Having an outspoken member on the City Council would not be without precedent. For instance, former Councilman Ed Thomas was a blunt pro-development voice during the 90’s, and now retiring Councilman Charlie Brown’s own bio admits that “he gave up on political correctness a long time ago.”

Khalatbari could perform a similar role. Even if he receives a dose of political reality on issues such as the I-70 expansion, he’s said his main goal in office would be forcing debate – and that’s why he got involved in the election to begin with.

How the Candidacy Began

The reason some might have thought his candidacy was a joke is because it kind of started out that way – not as run for City Council, but for mayor.

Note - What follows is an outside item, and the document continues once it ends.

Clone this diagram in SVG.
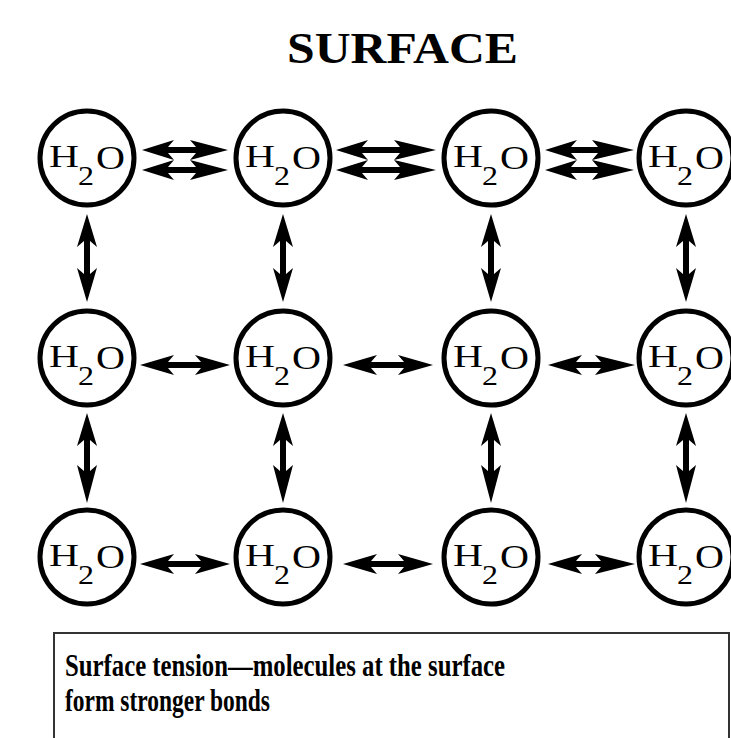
<svg xmlns="http://www.w3.org/2000/svg" width="731" height="738" viewBox="0 0 731 738">
<style>
.mol{fill:#fff;stroke:#000;stroke-width:5}
.lbl{font-family:"Liberation Serif",serif;fill:#000}
.arr{fill:#000}
.title{font-family:"Liberation Serif",serif;font-weight:bold;font-size:44px}
.cap{font-family:"Liberation Serif",serif;font-weight:bold;font-size:31px}
</style>
<defs>
<g id="m">
<circle class="mol" r="47"/>
<text class="lbl" x="-38" y="9" font-size="32" textLength="30" lengthAdjust="spacingAndGlyphs">H</text>
<text class="lbl" x="-9" y="27" font-size="28" textLength="16" lengthAdjust="spacingAndGlyphs">2</text>
<text class="lbl" x="9" y="11" font-size="34" textLength="29" lengthAdjust="spacingAndGlyphs">O</text>
</g>
</defs>
<rect width="731" height="738" fill="#fff"/>
<text class="title" x="287" y="63" textLength="231" lengthAdjust="spacingAndGlyphs">SURFACE</text>
<g id="connectors">
<!-- row 1 double arrows -->
<path class="arr" d="M142,150 L174,140 L168,147 L196,147 L190,140 L228,150 L190,160 L196,153 L168,153 L174,160 Z"/>
<path class="arr" d="M142,170 L174,160 L168,167 L196,167 L190,160 L228,170 L190,180 L196,173 L168,173 L174,180 Z"/>
<path class="arr" d="M336,150 L368,140 L362,147 L400,147 L394,140 L436,150 L394,160 L400,153 L362,153 L368,160 Z"/>
<path class="arr" d="M336,170 L368,160 L362,167 L400,167 L394,160 L436,170 L394,180 L400,173 L362,173 L368,180 Z"/>
<path class="arr" d="M545,150 L577,140 L571,147 L598,147 L592,140 L634,150 L592,160 L598,153 L571,153 L577,160 Z"/>
<path class="arr" d="M545,170 L577,160 L571,167 L598,167 L592,160 L634,170 L592,180 L598,173 L571,173 L577,180 Z"/>
<!-- row 2 -->
<path class="arr" d="M140,365 L174,355 L168,362 L201,362 L195,355 L230,365 L195,375 L201,368 L168,368 L174,375 Z"/>
<path class="arr" d="M343,365 L377,355 L371,362 L404,362 L398,355 L433,365 L398,375 L404,368 L371,368 L377,375 Z"/>
<path class="arr" d="M548,365 L582,355 L576,362 L601,362 L595,355 L635,365 L595,375 L601,368 L576,368 L582,375 Z"/>
<!-- row 3 -->
<path class="arr" d="M140,564 L174,554 L168,561 L201,561 L195,554 L230,564 L195,574 L201,567 L168,567 L174,574 Z"/>
<path class="arr" d="M343,564 L377,554 L371,561 L404,561 L398,554 L433,564 L398,574 L404,567 L371,567 L377,574 Z"/>
<path class="arr" d="M548,564 L582,554 L576,561 L601,561 L595,554 L635,564 L595,574 L601,567 L576,567 L582,574 Z"/>
<!-- vertical rows 1-2 -->
<path class="arr" d="M87,214 L97,247 L90,241 L90,274 L97,268 L87,302 L77,268 L84,274 L84,241 L77,247 Z"/>
<path class="arr" d="M283,214 L293,247 L286,241 L286,274 L293,268 L283,302 L273,268 L280,274 L280,241 L273,247 Z"/>
<path class="arr" d="M491,214 L501,247 L494,241 L494,274 L501,268 L491,302 L481,268 L488,274 L488,241 L481,247 Z"/>
<path class="arr" d="M686,214 L696,247 L689,241 L689,274 L696,268 L686,302 L676,268 L683,274 L683,241 L676,247 Z"/>
<!-- vertical rows 2-3 -->
<path class="arr" d="M87,413 L97,446 L90,440 L90,471 L97,465 L87,503 L77,465 L84,471 L84,440 L77,446 Z"/>
<path class="arr" d="M283,413 L293,446 L286,440 L286,471 L293,465 L283,503 L273,465 L280,471 L280,440 L273,446 Z"/>
<path class="arr" d="M491,413 L501,446 L494,440 L494,471 L501,465 L491,503 L481,465 L488,471 L488,440 L481,446 Z"/>
<path class="arr" d="M686,413 L696,446 L689,440 L689,471 L696,465 L686,503 L676,465 L683,471 L683,440 L676,446 Z"/>
</g>
<g id="n11"><use href="#m" x="87" y="158"/></g>
<g id="n12"><use href="#m" x="283" y="158"/></g>
<g id="n13"><use href="#m" x="491" y="158"/></g>
<g id="n14"><use href="#m" x="686" y="158"/></g>
<g id="n21"><use href="#m" x="87" y="358"/></g>
<g id="n22"><use href="#m" x="283" y="358"/></g>
<g id="n23"><use href="#m" x="491" y="358"/></g>
<g id="n24"><use href="#m" x="686" y="358"/></g>
<g id="n31"><use href="#m" x="87" y="557"/></g>
<g id="n32"><use href="#m" x="283" y="557"/></g>
<g id="n33"><use href="#m" x="491" y="557"/></g>
<g id="n34"><use href="#m" x="686" y="557"/></g>
<g id="caption">
<rect x="54" y="633" width="675" height="130" fill="#fff" stroke="#333" stroke-width="2"/>
<text class="cap" x="65" y="676" textLength="440" lengthAdjust="spacingAndGlyphs">Surface tension—molecules at the surface</text>
<text class="cap" x="65" y="711" textLength="205" lengthAdjust="spacingAndGlyphs">form stronger bonds</text>
</g>
</svg>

In October, Khalatbari, along with comedian Andy Juett and Denver-Relief co-founder Ean Seeb, announced via their private Facebook accounts that each was running against Hancock for Mayor. At first the posts were only half-serious, but became something substantial once a reporter from the Durango Herald, Peter Marcus, saw the announcements and wrote an article about them. Days later, Marcus told Khalatbari that there was a memo circulating around Hancock’s office warning about three challengers to the Mayor’s reelection bid.

“That sparked a light bulb in my head. Here was a way I could increase my advocacy,” Khalatbari recalls.

Khalatbari says that he’s always been deeply invested in the city. When asked to explain his underlying motivation to enter politics, Khalatbari said it boils down to a desire to maintain strong and collaborative communities in Denver, not cater the city toward tourists and developers. He’s from Lincoln, Nebraska himself, but says it was the tight-knit art and cannabis communities in Denver which helped him transition from a past dealing pot in Nebraska and starting out penniless in Denver, to building an empire of successful businesses.

With most of those businesses running themselves at this point, he says that competing in the mayoral race was a way he could raise discussion about the city losing its identity as wealthy outsiders move into Denver’s core neighborhoods. But he quickly gave up on actually pursuing Hancock when he realized the Mayor had half a million in campaign funds at his disposal. Instead, he turned his attention to the at-large City Council race, “when I saw what I consider to be weak incumbents.”

Khalatbari’s opponents have been largely silent about his past or his campaign, save for a few questions about his time-commitment and potential conflicts of interest with his businesses, such as Khalatbari’s desire to expand dispensaries’ business hours past 7 p.m., which would bring in more profit for his Denver Relief pot shops.

When asked whether she’s worried about Khalatbari’s campaign, Kniech was noncommittal saying, “I focus on my voters, not my opponents.”

Ortega likewise said that she has not been on Khalatbari’s Facebook page or seen any of his videos.

Khalatbari doubts that’s true, instead positing, “They don’t know what to think about me.”

He invites challenges to his candidacy. But more than anything, he says he wants to look beyond the election. He’s tired of watching Denver change for the worse, selling itself to developers without any significant debate between the city’s politicians.

“If I don’t accomplish one thing while on the Council, at least I will have raised hell,” he promises.


Photos courtesy of Kayvan Khalatbari.


  1. “If I don’t accomplish one thing while on the Council, at least I will have raised hell,” he promises.

    Just what I want in a council person – no mission but to cause problems. That mentality is what’s wrong with our country today.

  2. Stuart. Raising hell is not just a negative term. Sometimes you have to raise hell to draw attention to issues that are being ignored.Raise hell against the injustice and inequality in our country. Raise hell for change and progress. If everone had the same outlook as you that raising hell just causes problems we would still be living in the dark ages. You ask whats wrong with our country? We wouldn’t have our country if it wasn’t for hell raisers. Weomen wouldn’t be able to vote, there would still be segregation, there would still be slaves, we would be making pennies working 20 hours a day. The list goes on. So maybe instead of complaining you should thank all the hell raisers for the life you have and the country that you live in.